PROBLEM
Return each line of the data below exactly, omitting any pictures.

PROVIDED MATERIAL

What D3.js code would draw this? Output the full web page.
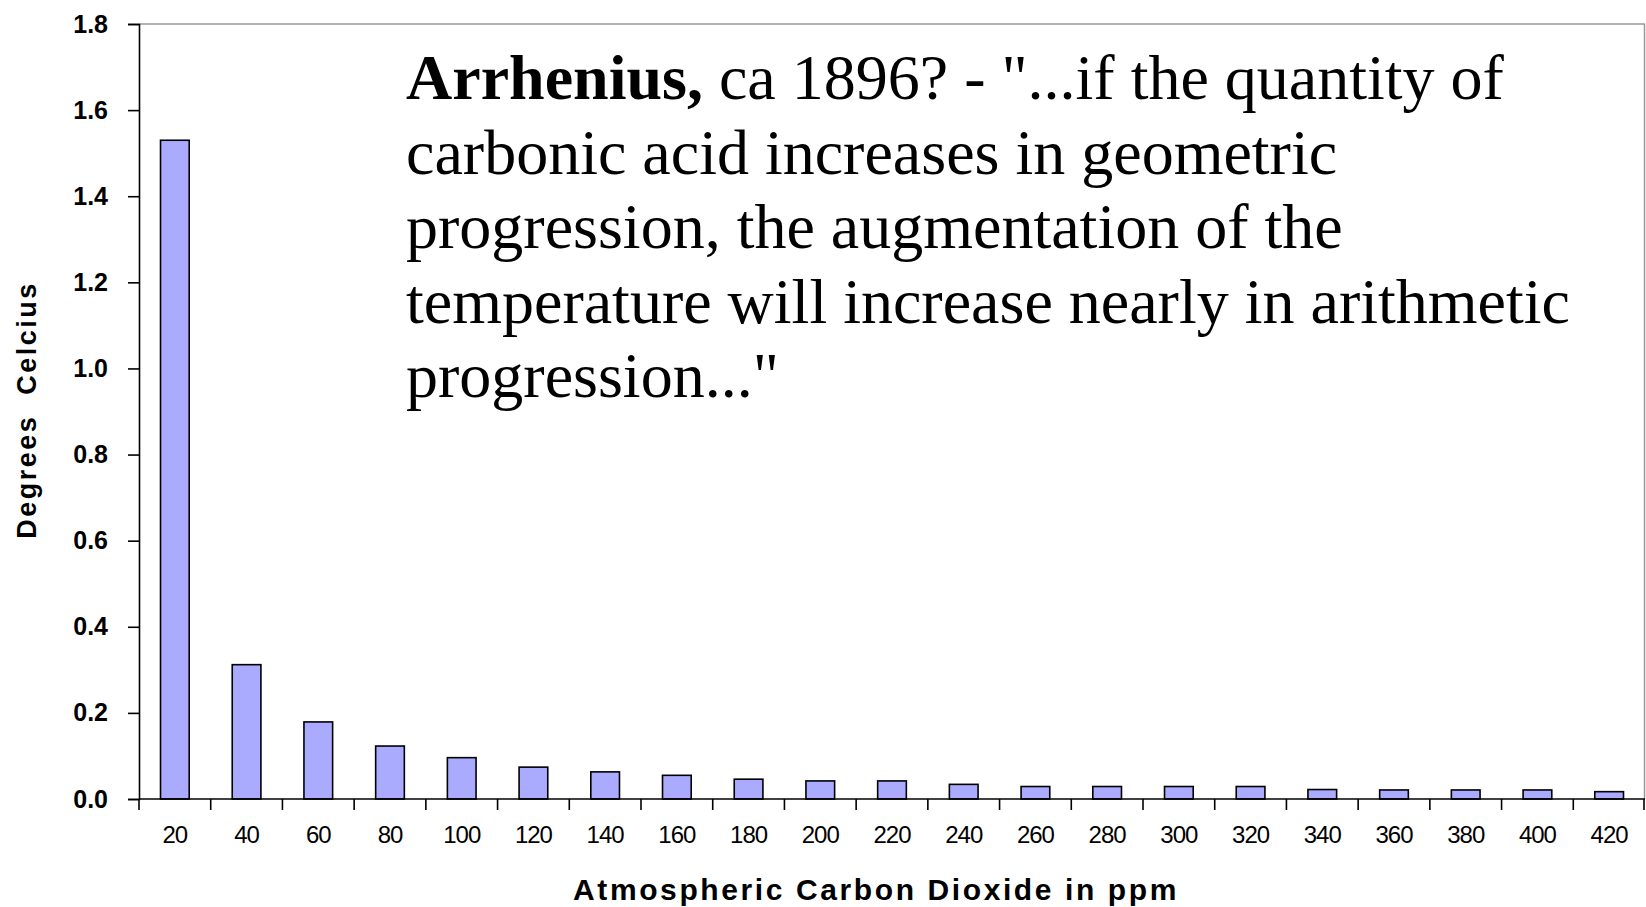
<!DOCTYPE html>
<html>
<head>
<meta charset="utf-8">
<script src="https://cdn.jsdelivr.net/npm/d3@7"></script>
<style>
  body { margin: 0; background: #fff; }
  svg { display: block; }
</style>
</head>
<body>
<svg width="1646" height="907"></svg>
<script>
// CO2 levels (ppm) on the x axis
var categories = ['20','40','60','80','100','120','140','160','180','200','220',
                  '240','260','280','300','320','340','360','380','400','420'];

// temperature increase per step, degrees C
var values = [1.53, 0.312, 0.179, 0.123, 0.096, 0.074, 0.063, 0.055, 0.046, 0.042, 0.042,
              0.034, 0.029, 0.029, 0.029, 0.029, 0.022, 0.021, 0.021, 0.021, 0.017];

var yTicks = [0, 0.2, 0.4, 0.6, 0.8, 1.0, 1.2, 1.4, 1.6, 1.8];

// quote lines
var quoteLines = [
  'ca 1896? - "...if the quantity of',
  'carbonic acid increases in geometric',
  'progression, the augmentation of the',
  'temperature will increase nearly in arithmetic',
  'progression..."'
];

var svg = d3.select('svg');
// plot box edges
var plotLeft = 139, plotRight = 1645, plotTop = 24, plotBottom = 799;

var x = d3.scaleBand()
  .domain(categories)
  .range([plotLeft, plotRight])
  .paddingInner(0.6)
  .paddingOuter(0.3);

var y = d3.scaleLinear()
  .domain([0, 1.8])
  .range([plotBottom, plotTop]);

// frame: grey top and right edges
svg.append('line')
  .attr('x1', plotLeft).attr('x2', plotRight)
  .attr('y1', plotTop).attr('y2', plotTop)
  .attr('stroke', '#999').attr('stroke-width', 1.5);
svg.append('line')
  .attr('x1', plotRight - 0.5).attr('x2', plotRight - 0.5)
  .attr('y1', plotTop).attr('y2', plotBottom)
  .attr('stroke', '#999').attr('stroke-width', 1.5);

// bars
svg.selectAll('rect.bar').data(values)
  .enter().append('rect')
    .attr('class', 'bar')
    .attr('x', (d, i) => x(categories[i]))
    .attr('y', d => y(d))
    .attr('width', x.bandwidth())
    .attr('height', d => plotBottom - y(d))
    .attr('fill', '#aaaaff')
    .attr('stroke', '#000')
    .attr('stroke-width', 1.6);

// y axis
var yAxis = d3.axisLeft(y)
  .tickValues(yTicks)
  .tickFormat(d3.format('.1f'))
  .tickSize(11)
  .tickPadding(20);

svg.append('g')
  .attr('transform', 'translate(' + plotLeft + ',0)')
  .call(yAxis)
  .call(g => g.select('.domain').attr('stroke-width', 1.6))
  .call(g => g.selectAll('.tick line').attr('stroke-width', 1.6))
  .call(g => g.selectAll('.tick text')
    .attr('font-family', 'Liberation Sans, Arial, sans-serif')
    .attr('font-weight', 'bold')
    .attr('font-size', 25)
    .attr('fill', '#000'));

// x axis: ticks fall between the bars
var step = x.step();
var boundaries = d3.range(categories.length + 1).map(i => plotLeft + i * step);

svg.append('line')
  .attr('x1', plotLeft).attr('x2', plotRight)
  .attr('y1', plotBottom).attr('y2', plotBottom)
  .attr('stroke', '#000').attr('stroke-width', 1.6);

svg.selectAll('line.xtick').data(boundaries)
  .enter().append('line')
    .attr('class', 'xtick')
    .attr('x1', d => Math.min(d, plotRight - 1)).attr('x2', d => Math.min(d, plotRight - 1))
    .attr('y1', plotBottom).attr('y2', plotBottom + 11)
    .attr('stroke', '#000').attr('stroke-width', 1.6);

svg.selectAll('text.xlab').data(categories)
  .enter().append('text')
    .attr('class', 'xlab')
    .attr('x', d => x(d) + x.bandwidth() / 2)
    .attr('y', 843)
    .attr('text-anchor', 'middle')
    .attr('font-family', 'Liberation Sans, Arial, sans-serif')
    .attr('font-size', 24)
    .attr('letter-spacing', -1)
    .text(d => d);

// axis titles
svg.append('text')
  .attr('x', 876)
  .attr('y', 900)
  .attr('text-anchor', 'middle')
  .attr('font-family', 'Liberation Sans, Arial, sans-serif')
  .attr('font-weight', 'bold')
  .attr('font-size', 30)
  .attr('letter-spacing', 2.6)
  .text('Atmospheric Carbon Dioxide in ppm');

svg.append('text')
  .attr('transform', 'translate(36,410) rotate(-90)')
  .attr('text-anchor', 'middle')
  .attr('font-family', 'Liberation Sans, Arial, sans-serif')
  .attr('font-weight', 'bold')
  .attr('font-size', 27)
  .attr('letter-spacing', 2.5)
  .style('white-space', 'pre')
  .text('Degrees  Celcius');

// quote
var quote = svg.append('text')
  .attr('font-family', 'Liberation Serif, Times New Roman, serif')
  .attr('font-size', 64)
  .attr('fill', '#000');

quoteLines.forEach(function(line, i) {
  var t = quote.append('tspan')
    .attr('x', 406)
    .attr('y', 99 + i * 74.5);
  if (i == 0) {
    t.append('tspan').attr('font-weight', 'bold').text('Arrhenius,');
    t.append('tspan').text(' ' + line);
  } else {
    t.text(line);
  }
});
</script>
</body>
</html>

ANSWER IN FULL
What D3.js code would draw this? Output the full web page.
<!DOCTYPE html>
<html>
<head>
<meta charset="utf-8">
<script src="https://cdn.jsdelivr.net/npm/d3@7"></script>
<style>
  body { margin: 0; background: #fff; }
  svg { display: block; }
</style>
</head>
<body>
<svg width="1646" height="907"></svg>
<script>
// CO2 levels (ppm) on the x axis
var categories = ['20','40','60','80','100','120','140','160','180','200','220',
                  '240','260','280','300','320','340','360','380','400','420'];

// temperature increase per step, degrees C
var values = [1.53, 0.312, 0.179, 0.123, 0.096, 0.074, 0.063, 0.055, 0.046, 0.042, 0.042,
              0.034, 0.029, 0.029, 0.029, 0.029, 0.022, 0.021, 0.021, 0.021, 0.017];

var yTicks = [0, 0.2, 0.4, 0.6, 0.8, 1.0, 1.2, 1.4, 1.6, 1.8];

// quote lines
var quoteLines = [
  'ca 1896? - "...if the quantity of',
  'carbonic acid increases in geometric',
  'progression, the augmentation of the',
  'temperature will increase nearly in arithmetic',
  'progression..."'
];

var svg = d3.select('svg');
// plot box edges
var plotLeft = 139, plotRight = 1645, plotTop = 24, plotBottom = 799;

var x = d3.scaleBand()
  .domain(categories)
  .range([plotLeft, plotRight])
  .paddingInner(0.6)
  .paddingOuter(0.3);

var y = d3.scaleLinear()
  .domain([0, 1.8])
  .range([plotBottom, plotTop]);

// frame: grey top and right edges
svg.append('line')
  .attr('x1', plotLeft).attr('x2', plotRight)
  .attr('y1', plotTop).attr('y2', plotTop)
  .attr('stroke', '#999').attr('stroke-width', 1.5);
svg.append('line')
  .attr('x1', plotRight - 0.5).attr('x2', plotRight - 0.5)
  .attr('y1', plotTop).attr('y2', plotBottom)
  .attr('stroke', '#999').attr('stroke-width', 1.5);

// bars
svg.selectAll('rect.bar').data(values)
  .enter().append('rect')
    .attr('class', 'bar')
    .attr('x', (d, i) => x(categories[i]))
    .attr('y', d => y(d))
    .attr('width', x.bandwidth())
    .attr('height', d => plotBottom - y(d))
    .attr('fill', '#aaaaff')
    .attr('stroke', '#000')
    .attr('stroke-width', 1.6);

// y axis
var yAxis = d3.axisLeft(y)
  .tickValues(yTicks)
  .tickFormat(d3.format('.1f'))
  .tickSize(11)
  .tickPadding(20);

svg.append('g')
  .attr('transform', 'translate(' + plotLeft + ',0)')
  .call(yAxis)
  .call(g => g.select('.domain').attr('stroke-width', 1.6))
  .call(g => g.selectAll('.tick line').attr('stroke-width', 1.6))
  .call(g => g.selectAll('.tick text')
    .attr('font-family', 'Liberation Sans, Arial, sans-serif')
    .attr('font-weight', 'bold')
    .attr('font-size', 25)
    .attr('fill', '#000'));

// x axis: ticks fall between the bars
var step = x.step();
var boundaries = d3.range(categories.length + 1).map(i => plotLeft + i * step);

svg.append('line')
  .attr('x1', plotLeft).attr('x2', plotRight)
  .attr('y1', plotBottom).attr('y2', plotBottom)
  .attr('stroke', '#000').attr('stroke-width', 1.6);

svg.selectAll('line.xtick').data(boundaries)
  .enter().append('line')
    .attr('class', 'xtick')
    .attr('x1', d => Math.min(d, plotRight - 1)).attr('x2', d => Math.min(d, plotRight - 1))
    .attr('y1', plotBottom).attr('y2', plotBottom + 11)
    .attr('stroke', '#000').attr('stroke-width', 1.6);

svg.selectAll('text.xlab').data(categories)
  .enter().append('text')
    .attr('class', 'xlab')
    .attr('x', d => x(d) + x.bandwidth() / 2)
    .attr('y', 843)
    .attr('text-anchor', 'middle')
    .attr('font-family', 'Liberation Sans, Arial, sans-serif')
    .attr('font-size', 24)
    .attr('letter-spacing', -1)
    .text(d => d);

// axis titles
svg.append('text')
  .attr('x', 876)
  .attr('y', 900)
  .attr('text-anchor', 'middle')
  .attr('font-family', 'Liberation Sans, Arial, sans-serif')
  .attr('font-weight', 'bold')
  .attr('font-size', 30)
  .attr('letter-spacing', 2.6)
  .text('Atmospheric Carbon Dioxide in ppm');

svg.append('text')
  .attr('transform', 'translate(36,410) rotate(-90)')
  .attr('text-anchor', 'middle')
  .attr('font-family', 'Liberation Sans, Arial, sans-serif')
  .attr('font-weight', 'bold')
  .attr('font-size', 27)
  .attr('letter-spacing', 2.5)
  .style('white-space', 'pre')
  .text('Degrees  Celcius');

// quote
var quote = svg.append('text')
  .attr('font-family', 'Liberation Serif, Times New Roman, serif')
  .attr('font-size', 64)
  .attr('fill', '#000');

quoteLines.forEach(function(line, i) {
  var t = quote.append('tspan')
    .attr('x', 406)
    .attr('y', 99 + i * 74.5);
  if (i == 0) {
    t.append('tspan').attr('font-weight', 'bold').text('Arrhenius,');
    t.append('tspan').text(' ' + line);
  } else {
    t.text(line);
  }
});
</script>
</body>
</html>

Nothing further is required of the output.